Mexican peso pares rise after interior minister killed in crash
Nov. 11 — Mexico’s peso pared its rise after the government said Interior Minister Jose Francisco Blake Mora was killed in a helicopter crash.
The peso gained 0.3 percent to 13.4926 per U.S. dollar at 1:22 p.m. in Mexico City, from 13.5387 yesterday. The currency rose as much as 1.1 percent in intraday trading as Europe’s efforts to tame its debt crisis spurred more demand for higher- yielding assets.
Blake Mora and seven others were killed when their helicopter went down south of Mexico City, Alejandra Sota, a government spokeswoman, said in a televised speech. “At this moment we are evaluating all the possible causes of this very sad incident,” said Sota. The peso pared gains after the news of Blake Mora’s death, according to Omar Martin del Campo, head trader at Banco Ve Por Mas SA in Mexico City.
“It moved a bit,” he said by phone. “Now it’s returning to the levels that we saw in the morning.”
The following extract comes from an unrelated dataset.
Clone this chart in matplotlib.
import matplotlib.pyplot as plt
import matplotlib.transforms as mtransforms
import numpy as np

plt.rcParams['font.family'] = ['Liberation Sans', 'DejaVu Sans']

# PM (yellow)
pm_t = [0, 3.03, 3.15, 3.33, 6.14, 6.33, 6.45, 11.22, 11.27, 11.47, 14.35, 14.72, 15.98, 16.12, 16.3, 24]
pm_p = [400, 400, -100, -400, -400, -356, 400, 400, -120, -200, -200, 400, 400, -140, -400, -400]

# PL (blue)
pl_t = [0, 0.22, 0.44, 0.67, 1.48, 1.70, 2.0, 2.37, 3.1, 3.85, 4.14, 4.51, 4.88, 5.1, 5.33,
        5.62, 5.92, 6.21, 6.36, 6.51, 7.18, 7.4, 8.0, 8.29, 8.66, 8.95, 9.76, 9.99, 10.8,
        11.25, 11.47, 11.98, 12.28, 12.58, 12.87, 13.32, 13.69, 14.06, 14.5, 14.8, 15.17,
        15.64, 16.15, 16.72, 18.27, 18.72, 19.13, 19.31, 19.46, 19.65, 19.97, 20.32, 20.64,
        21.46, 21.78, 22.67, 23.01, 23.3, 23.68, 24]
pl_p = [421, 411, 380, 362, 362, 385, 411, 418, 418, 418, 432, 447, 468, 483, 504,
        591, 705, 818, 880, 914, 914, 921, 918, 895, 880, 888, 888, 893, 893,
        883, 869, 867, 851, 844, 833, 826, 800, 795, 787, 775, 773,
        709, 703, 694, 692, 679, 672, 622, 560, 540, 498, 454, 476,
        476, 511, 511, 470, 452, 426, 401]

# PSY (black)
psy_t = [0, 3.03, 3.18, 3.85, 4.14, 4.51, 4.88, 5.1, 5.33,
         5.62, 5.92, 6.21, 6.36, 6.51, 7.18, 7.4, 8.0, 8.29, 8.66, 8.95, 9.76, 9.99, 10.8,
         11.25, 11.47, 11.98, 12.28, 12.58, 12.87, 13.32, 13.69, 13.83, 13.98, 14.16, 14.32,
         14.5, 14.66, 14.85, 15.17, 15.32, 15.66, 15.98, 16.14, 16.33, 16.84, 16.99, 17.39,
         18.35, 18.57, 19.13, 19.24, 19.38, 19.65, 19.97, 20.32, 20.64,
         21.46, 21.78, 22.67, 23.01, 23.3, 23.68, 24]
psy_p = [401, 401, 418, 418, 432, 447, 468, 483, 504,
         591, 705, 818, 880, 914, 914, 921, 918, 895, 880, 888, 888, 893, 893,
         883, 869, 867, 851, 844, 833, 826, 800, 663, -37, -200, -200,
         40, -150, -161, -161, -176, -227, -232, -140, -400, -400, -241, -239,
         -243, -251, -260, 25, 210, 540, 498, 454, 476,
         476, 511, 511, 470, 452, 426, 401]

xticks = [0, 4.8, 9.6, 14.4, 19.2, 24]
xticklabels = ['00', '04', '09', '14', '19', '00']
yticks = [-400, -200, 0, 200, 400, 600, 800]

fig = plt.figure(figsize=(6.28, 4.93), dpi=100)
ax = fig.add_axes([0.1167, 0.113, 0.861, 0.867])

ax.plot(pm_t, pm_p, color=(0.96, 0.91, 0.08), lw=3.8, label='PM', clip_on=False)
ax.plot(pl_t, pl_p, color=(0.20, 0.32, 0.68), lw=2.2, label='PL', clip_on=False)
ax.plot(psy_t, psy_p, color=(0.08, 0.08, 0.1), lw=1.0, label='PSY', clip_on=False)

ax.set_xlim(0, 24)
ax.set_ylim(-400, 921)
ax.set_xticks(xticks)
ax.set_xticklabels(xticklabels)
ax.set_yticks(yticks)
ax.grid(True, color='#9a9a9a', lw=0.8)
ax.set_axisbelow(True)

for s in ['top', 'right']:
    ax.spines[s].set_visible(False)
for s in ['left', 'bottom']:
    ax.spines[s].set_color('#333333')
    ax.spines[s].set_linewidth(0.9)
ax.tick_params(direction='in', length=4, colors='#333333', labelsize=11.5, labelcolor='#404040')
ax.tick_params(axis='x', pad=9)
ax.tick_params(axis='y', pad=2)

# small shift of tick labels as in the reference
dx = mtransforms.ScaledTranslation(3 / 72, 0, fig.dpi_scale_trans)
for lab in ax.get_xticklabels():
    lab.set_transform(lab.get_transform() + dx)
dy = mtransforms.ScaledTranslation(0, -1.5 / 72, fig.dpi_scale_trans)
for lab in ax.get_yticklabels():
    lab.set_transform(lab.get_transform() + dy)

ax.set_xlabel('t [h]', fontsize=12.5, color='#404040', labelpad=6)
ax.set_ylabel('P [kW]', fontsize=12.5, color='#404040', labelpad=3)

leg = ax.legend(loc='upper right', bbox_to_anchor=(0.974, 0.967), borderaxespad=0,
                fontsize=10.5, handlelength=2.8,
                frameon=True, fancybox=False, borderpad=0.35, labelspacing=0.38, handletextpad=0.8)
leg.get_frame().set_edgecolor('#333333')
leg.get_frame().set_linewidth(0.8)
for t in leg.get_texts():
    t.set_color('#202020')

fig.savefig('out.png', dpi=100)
The benchmark IPC index rose 1.4 percent to 37,121.68 after earlier gaining as much as 1.7 percent.
Italy’s Senate approved a budget bill today, paving the way for a new government led by former European Union Competition Commissioner Mario Monti, while Greece will swear in Lucas Papademos to head a unity government. U.S. Treasury Secretary Timothy F. Geithner said yesterday Europe’s plan to deal with its crisis is a “good framework.”
The peso’s gain today “is just a sigh of relief that it looks like Europe has dodged a bullet in terms of political instability both in Greece and in Italy,” Marc Chandler, the New York-based chief currency strategist at Brown Brothers Harriman & Co., said in a telephone interview “Mexico would be one of our favorite currencies to play catch-up.”
Mexican Economy
Mexican policy makers said Nov. 9 in their quarterly inflation report that while the global economic slowdown has caused external shocks, “among emerging markets, Mexico stands out because of the solidness of its economic fundamentals and monetary policies.”
Mexico’s industrial production rose 3.6 percent in September from a year earlier, the national statistics agency said today on its website. Economists had forecast an increase of 3.1 percent, according to the median estimate of 18 analysts surveyed by Bloomberg.
A report from Reuters/University of Michigan released today showed that consumer confidence in the world’s biggest economy increased in November. U.S. jobless claims fell by 10,000 to 390,000 in the week ended Nov. 5, Labor Department figures showed yesterday.
“If good U.S. data keeps coming out it should help” the Mexican peso, Ramon Cordova, a currency trader at Base Internacional Casa de Bolsa in Monterrey, Mexico, said by phone.
The yield on the country’s benchmark peso-denominated bond due in 2024 rose two basis points, or 0.02 percentage point, to 6.45 percent, according to data compiled by Bloomberg. The price of the security fell 0.25 centavo to 131.26 centavos per peso.